21 Kasım 2020 Cumartesi

KASIM’IN PARLAK YÜZÜ


Babamın, tadına sonradan varıp benimsediğim bir alışkanlığı daha. Bastonlu yürüyüş. Bir adım benden, bir tane ondan. Benimkiler sessiz, o tıkır tıkır. Yokuşlarda işimi kolaylaştırması bir yana, sadık bir köpek gibi yoldaşım oldu. Bir konuşmamız eksik. Sesi, hissi yanım sıra, yürüyor yürüyoruz.






Bugün Gölköy’e indik. Bahçeler arasından sahile. Benim köyden bile tenha, neredeyse kimsesiz. İskeleler sökülmüş, denizi dinleye dinleye ta uca kadar gittik.

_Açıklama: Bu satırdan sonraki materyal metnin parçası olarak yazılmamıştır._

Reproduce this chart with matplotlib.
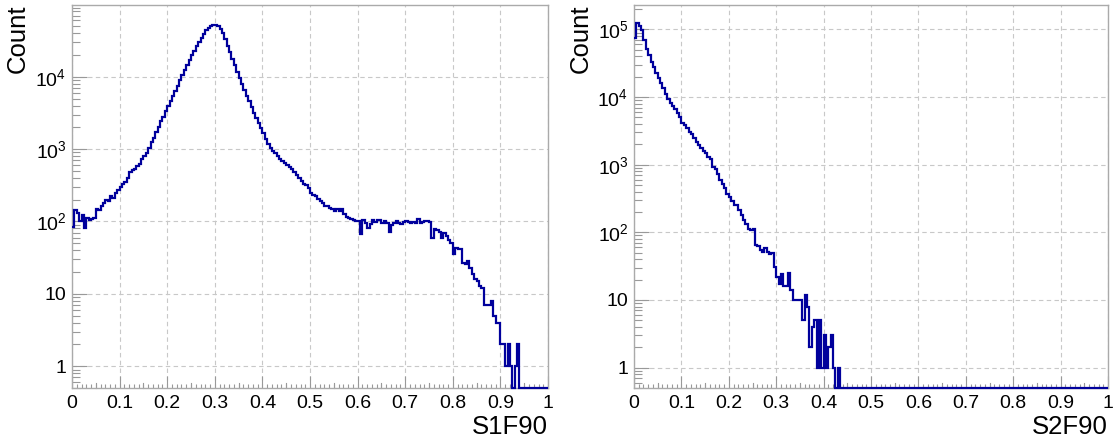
import numpy as np
import matplotlib
matplotlib.use("Agg")
import matplotlib.pyplot as plt
from matplotlib.ticker import FixedLocator, FuncFormatter, LogLocator, NullFormatter

plt.rcParams['font.family'] = ['Liberation Sans', 'DejaVu Sans']
plt.rcParams['mathtext.fontset'] = 'custom'
plt.rcParams['mathtext.rm'] = 'Liberation Sans'

# histogram binning (200 bins on [0, 1])
n_bins = 200
x_range = (0.0, 1.0)

# S1F90 counts per bin
s1f90 = [
    84, 146, 130, 103, 124, 80, 112, 105, 108, 110,
    150, 142, 163, 178, 200, 192, 228, 214, 250, 268,
    302, 331, 355, 398, 479, 513, 537, 575, 631, 724,
    794, 891, 1047, 1259, 1445, 1738, 2042, 2455, 2818, 3311,
    3890, 4571, 5370, 6310, 7413, 8913, 10470, 12300, 14450, 16980,
    19950, 22900, 26300, 30200, 34670, 38900, 43650, 47860, 50120, 52480,
    52480, 50120, 45700, 39800, 33100, 26900, 21900, 17800, 14450, 11750,
    9550, 7943, 6607, 5495, 4571, 3802, 3162, 2692, 2291, 1950,
    1660, 1380, 1175, 1047, 955, 871, 794, 741, 692, 646,
    603, 562, 525, 479, 437, 398, 363, 331, 316, 288,
    251, 234, 224, 204, 191, 178, 166, 162, 155, 148,
    141, 151, 138, 148, 126, 115, 110, 107, 105, 102,
    100, 68, 105, 95, 80, 92, 104, 98, 105, 104,
    96, 100, 94, 72, 88, 95, 100, 96, 93, 98,
    100, 97, 94, 98, 96, 108, 95, 99, 102, 100,
    97, 60, 78, 76, 72, 60, 70, 62, 55, 50,
    36, 43, 42, 41, 27, 26, 28, 23, 19, 16,
    15, 13, 12, 7, 7, 7, 8, 5, 4, 4,
    2, 2, 1, 2, 1, 0, 1, 2, 0, 0,
    0, 0, 0, 0, 0, 0, 0, 0, 0, 0,
]

# S2F90 counts per bin
s2f90 = [
    74000, 123000, 112000, 98000, 69000, 52000, 42000, 33000, 28000, 23000,
    19000, 16000, 13500, 11200, 9500, 8300, 7400, 6600, 5750, 5130,
    4169, 3802, 3467, 3090, 2818, 2512, 2188, 1950, 1738, 1622,
    1479, 1318, 1202, 933, 851, 741, 603, 525, 457, 363,
    331, 288, 257, 257, 214, 178, 151, 132, 112, 107,
    112, 66, 63, 55, 52, 59, 52, 48, 49, 31,
    22, 17, 24, 16, 16, 25, 14, 10, 10, 10,
    10, 5, 12, 8, 2, 4, 5, 1, 5, 1,
    3, 1, 2, 3, 1, 0, 1, 0, 0, 0,
] + [0] * 110

panels = [
    ("S1F90", s1f90, (0.5, 9.8e4), [0.0644, 0.1202, 0.4258, 0.8685]),
    ("S2F90", s2f90, (0.5, 2.3e5), [0.5671, 0.1202, 0.4240, 0.8685]),
]

x_major = [0.1 * i for i in range(11)]
x_labels = ["0", "0.1", "0.2", "0.3", "0.4", "0.5", "0.6", "0.7", "0.8", "0.9", "1"]


def log_fmt(v, pos):
    e = int(round(np.log10(v)))
    if e == 0:
        return "1"
    if e == 1:
        return "10"
    return r"$\mathregular{10^{%d}}$" % e


fig = plt.figure(figsize=(11.18, 4.41), dpi=100)
edges = np.linspace(x_range[0], x_range[1], n_bins + 1)

for name, counts, ylim, rect in panels:
    ax = fig.add_axes(rect)
    counts = np.array(counts, dtype=float)
    # empty bins are drawn on the bottom edge, like ROOT does
    shown = np.where(counts > 0, counts, ylim[0])
    ax.stairs(shown, edges, baseline=None, color="#00009c", lw=1.6,
              clip_on=False, zorder=5)

    ax.set_yscale("log")
    ax.set_xlim(*x_range)
    ax.set_ylim(*ylim)

    ax.xaxis.set_major_locator(FixedLocator(x_major))
    ax.set_xticklabels(x_labels)
    ax.xaxis.set_minor_locator(FixedLocator(np.arange(0, 1.001, 0.01)))
    ax.yaxis.set_major_locator(LogLocator(base=10, numticks=20))
    ax.yaxis.set_major_formatter(FuncFormatter(log_fmt))
    ax.yaxis.set_minor_locator(LogLocator(base=10, subs=np.arange(2, 10), numticks=20))
    ax.yaxis.set_minor_formatter(NullFormatter())

    # medium ticks at the half divisions on x
    for xm in np.arange(0.05, 1.0, 0.1):
        ax.plot([xm, xm], [0, 0.012], transform=ax.get_xaxis_transform(),
                color="#999999", lw=0.8, clip_on=False)

    ax.tick_params(axis="x", which="major", direction="in", length=9, width=0.8,
                   color="#999999", labelsize=14, pad=5, top=False)
    ax.tick_params(axis="x", which="minor", direction="in", length=3, width=0.8,
                   color="#999999", top=False)
    ax.tick_params(axis="y", which="major", direction="in", length=11, width=0.8,
                   color="#999999", labelsize=14, pad=4, right=False)
    ax.tick_params(axis="y", which="minor", direction="in", length=6, width=0.8,
                   color="#999999", right=False)

    ax.grid(True, which="major", axis="both", color="#c8c8c8", ls=(0, (4, 3)), lw=0.8)
    for sp in ax.spines.values():
        sp.set_color("#aaaaaa")
        sp.set_linewidth(1.0)

    ax.text(1.0, -0.102, name, transform=ax.transAxes, ha="right", va="center", fontsize=18.5)
    ax.text(-0.113, 1.0, "Count", transform=ax.transAxes, ha="center", va="top",
            rotation=90, fontsize=18.5)

fig.savefig("out.png", dpi=100)
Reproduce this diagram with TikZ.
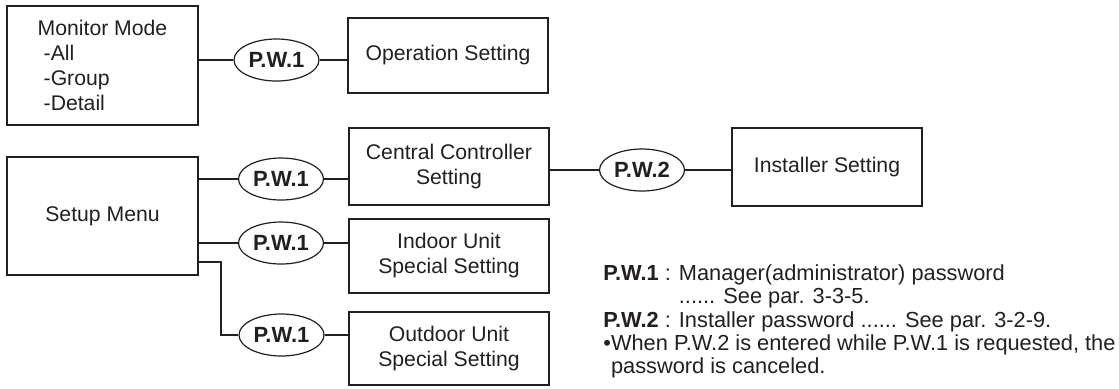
\documentclass[tikz,border=0pt]{standalone}
\usepackage{fontspec}
\setmainfont{Liberation Sans}
\usetikzlibrary{shapes.geometric}
\definecolor{inkgray}{RGB}{35,31,32}
\tikzset{
  menubox/.style={draw=inkgray, line width=1.3pt, inner sep=0pt, align=center, text=inkgray,
    minimum width=100pt},
  pword/.style={ellipse, draw=inkgray, line width=0.6pt, minimum width=42.5pt, minimum height=21pt,
    inner sep=0pt, text=inkgray, font=\fontsize{11pt}{12.5pt}\selectfont\bfseries},
  link/.style={draw=inkgray, line width=0.6pt},
}
\begin{document}
\begin{tikzpicture}[x=0.5pt,y=-0.5pt,
  every node/.append style={font=\fontsize{10.6pt}{12.5pt}\selectfont}]
\useasboundingbox (0,0) rectangle (1119,388);
% menu boxes
\node[menubox, minimum width=95.5pt, minimum height=59.5pt, align=left] (mon) at (102.5,65.5)
  {Monitor Mode\\\hspace*{3pt}-All\\\hspace*{3pt}-Group\\\hspace*{3pt}-Detail};
\node[menubox, minimum width=95.5pt, minimum height=59pt] (setup) at (102.5,216) {Setup Menu};
\node[menubox, minimum height=37.5pt] (op) at (448,55.5) {Operation Setting};
\node[menubox, minimum height=38.5pt] (cen) at (449,166.5) {Central Controller\\Setting};
\node[menubox, minimum height=37pt] (ind) at (449,256) {Indoor Unit\\Special Setting};
\node[menubox, minimum height=36.5pt] (out) at (449,348.5) {Outdoor Unit\\Special Setting};
\node[menubox, minimum width=95pt, minimum height=39pt] (inst) at (827,167) {Installer Setting};
% passwords
\node[pword] (pwa) at (276.5,60) {P.W.1};
\node[pword] (pwb) at (281,179) {P.W.1};
\node[pword] (pwc) at (281,243) {P.W.1};
\node[pword] (pwd) at (281.5,335) {P.W.1};
\node[pword] (pwe) at (642,170) {P.W.2};
\coordinate (knee) at (221,262);
% links
\draw[link] (pwa -| mon.east) -- (pwa) -- (pwa -| op.west);
\draw[link] (pwb -| setup.east) -- (pwb) -- (pwb -| cen.west);
\draw[link] (pwe -| cen.east) -- (pwe) -- (pwe -| inst.west);
\draw[link] (pwc -| setup.east) -- (pwc) -- (pwc -| ind.west);
\draw[link] (knee -| setup.east) -- (knee) |- (pwd) -- (pwd -| out.west);
% notes
\node[anchor=north west, inner sep=0pt, align=left, text=inkgray,
  font=\fontsize{10.9pt}{11.7pt}\selectfont] (notes) at (603,264)
  {\textbf{P.W.1} : Manager(administrator) password\\
   \hphantom{\textbf{P.W.1} : }...... See par. 3-3-5.\\
   \textbf{P.W.2} : Installer password ...... See par. 3-2-9.\\
   •When P.W.2 is entered while P.W.1 is requested, the\\
   \hphantom{•}password is canceled.};
\end{tikzpicture}
\end{document}
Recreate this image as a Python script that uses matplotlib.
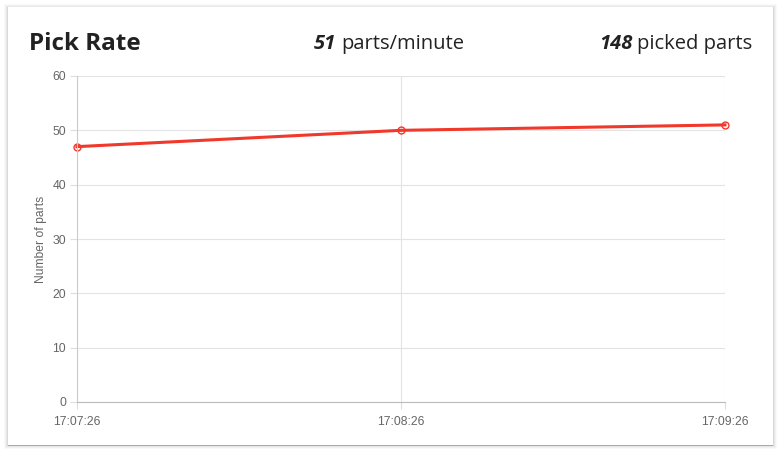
import matplotlib.pyplot as plt
from matplotlib.patches import Rectangle

times = ["17:07:26", "17:08:26", "17:09:26"]
parts = [47, 50, 51]
y_ticks = [0, 10, 20, 30, 40, 50, 60]
rate = 51
picked = 148

W, H = 781, 453
fig = plt.figure(figsize=(W / 100, H / 100), dpi=100)
fig.patch.set_facecolor("white")


def px_rect(x0, y0, x1, y1, **kw):
    # rectangle given in pixel coords measured from the top-left
    r = Rectangle((x0 / W, 1 - y1 / H), (x1 - x0) / W, (y1 - y0) / H,
                  transform=fig.transFigure, edgecolor="none", **kw)
    fig.patches.append(r)


# soft card shadow
for grow, a in [(4, 0.025), (3, 0.03), (2, 0.04), (1, 0.06)]:
    px_rect(8 - grow, 7 - grow + 1, 773 + grow, 445 + grow, facecolor="black", alpha=a, zorder=0)
px_rect(8, 8, 773, 446, facecolor="black", alpha=0.22, zorder=0)
px_rect(8, 7, 773, 445, facecolor="white", zorder=1)

font = "Open Sans"
dark = "#222222"
ty = 1 - 44 / H
fig.text(29 / W, ty, "Pick Rate", fontsize=17.5, fontweight="bold", family=font,
         color=dark, va="center", ha="left")

fig.canvas.draw()
r = fig.canvas.get_renderer()

n1 = fig.text(314 / W, ty, f"{rate}", fontsize=14.5, fontweight="bold", style="italic",
              family=font, color=dark, va="center", ha="left")
bb = n1.get_window_extent(r)
fig.text((bb.x1 + 5) / W, ty, "parts/minute", fontsize=14.5, family=font,
         color=dark, va="center", ha="left")

t2 = fig.text(752 / W, ty, "picked parts", fontsize=14.5, family=font,
              color=dark, va="center", ha="right")
bb = t2.get_window_extent(r)
fig.text((bb.x0 - 4) / W, ty, f"{picked}", fontsize=14.5, fontweight="bold", style="italic",
         family=font, color=dark, va="center", ha="right")

ax = fig.add_axes([77 / W, (H - 402) / H, (725 - 77) / W, (402 - 76) / H])
ax.set_zorder(2)
x = list(range(len(times)))
ax.plot(x, parts, color="#f0382b", lw=2.2, marker="o", ms=5, mfc="none", mec="#f0382b", mew=1, clip_on=False)
ax.set_xlim(0, len(times) - 1)
ax.set_ylim(0, 60)
ax.set_xticks(x, times)
ax.set_yticks(y_ticks)
ax.grid(True, color="#e3e3e3", lw=0.8)
ax.set_axisbelow(True)
for s in ["top", "right"]:
    ax.spines[s].set_visible(False)
ax.spines["left"].set_color("#cccccc")
ax.spines["bottom"].set_color("#bbbbbb")
ax.tick_params(colors="#666666", labelsize=8.8, length=5, width=0.8, pad=3)
ax.tick_params(axis="x", pad=5)
ax.tick_params(axis="both", color="#dddddd")
for lab in ax.get_xticklabels() + ax.get_yticklabels():
    lab.set_family("Liberation Sans")
ax.set_ylabel("Number of parts", fontsize=8.7, color="#666666", labelpad=4, family="Liberation Sans")

fig.savefig("out.png", dpi=100)
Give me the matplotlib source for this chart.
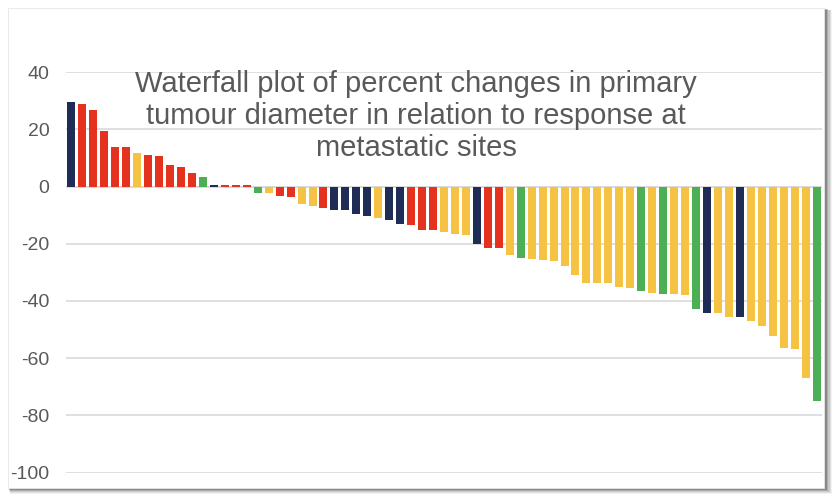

Kumlara batonum, gevrek tahin helvaya çatal batar gibi bata çıka.






Hava iki gündür surat asmamış gibi. Ağzı kulaklarında, hani biraz daha ışıldasa altın dişleriyle çalım satıyor diyeceğim.



Gölgeler serince, güneşteyse ince ceket bile handiyse fazla.

Güneş tepe noktasından tepe noktama nur yağdırıyor. Denizin sesi, kokusu, sükunet.

Kasım parlak yüzünü göstermiş, az gittik, uz gittik batonumla.